You can offer to pay your child for jobs you need done that are separate from the routine chores. Perhaps you need the windows washed, car cleaned, or the garden weeded. You probably have a willing helper if you offer a small monetary bonus for their efforts.

How much allowance should they get?

This depends on your budget and beliefs.

  • Consider giving a certain amount per year of age.If you give 30 cents per year of age, your 8-year-old would get $2.40 a week, with a built-in raise on their 9th birthday to $2.70 a week. This means that to buy a $10 toy, they’ll have to save for about 5 weeks. This is a reasonable period for your child to wait and work to get something they want.
  • Keep in mind that they may want to spend money on something you don’t think they should buy. This is part of the learning experience. If they spend hard-saved cash on a junky toy that breaks, it will be a powerful lesson: They chose poorly, so next time they may be wiser.

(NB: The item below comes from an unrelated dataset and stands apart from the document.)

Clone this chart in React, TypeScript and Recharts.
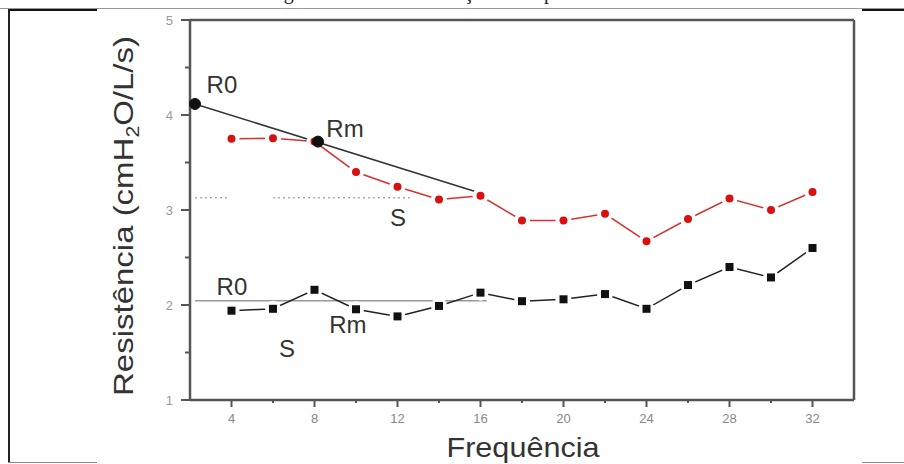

How do I teach them to save?

Think about building into the amount of allowance enough for your child to put into savings or donate to charity. Suggest that they save at least 10 percent of their weekly income; open a savings account to help them learn the value of interest. Save the money in the bank for big purchases bought with your approval.

Can I teach how to contribute to charity?

  • Yes! You can keep a “charity jar” (or a Goofy bank) for change in the house. After a year of contributions from your child (and you), choose as a family where to donate the money. You might buy necessities for families in need, or buy the ingredients and bake pies together for a local shelter at Thanksgiving. You can also find a charity online.
  • Around my house, we have an additional rule that teaches both money management and manners: If you curse, you owe the charity jar your fine!

Should I talk about my own salary?

Although we don’t recommend tying chores to allowance, you can talk about how you earn your money. Explain that:

  • A big reason why you and/or your partner go to work is to earn money to support the family. This money is used to pay for housing, food, heat, clothing, and gas, and to save for emergencies and for the future.
  • Without a job, you couldn’t cover these basics, let alone the luxuries you enjoy. If you can, take your child to work with you occasionally so they can see you in action.

Young children are right: Playing with money is fun. But learning to spend and save it wisely is important too. Help your children learn now so they will be secure and comfortable as an adult.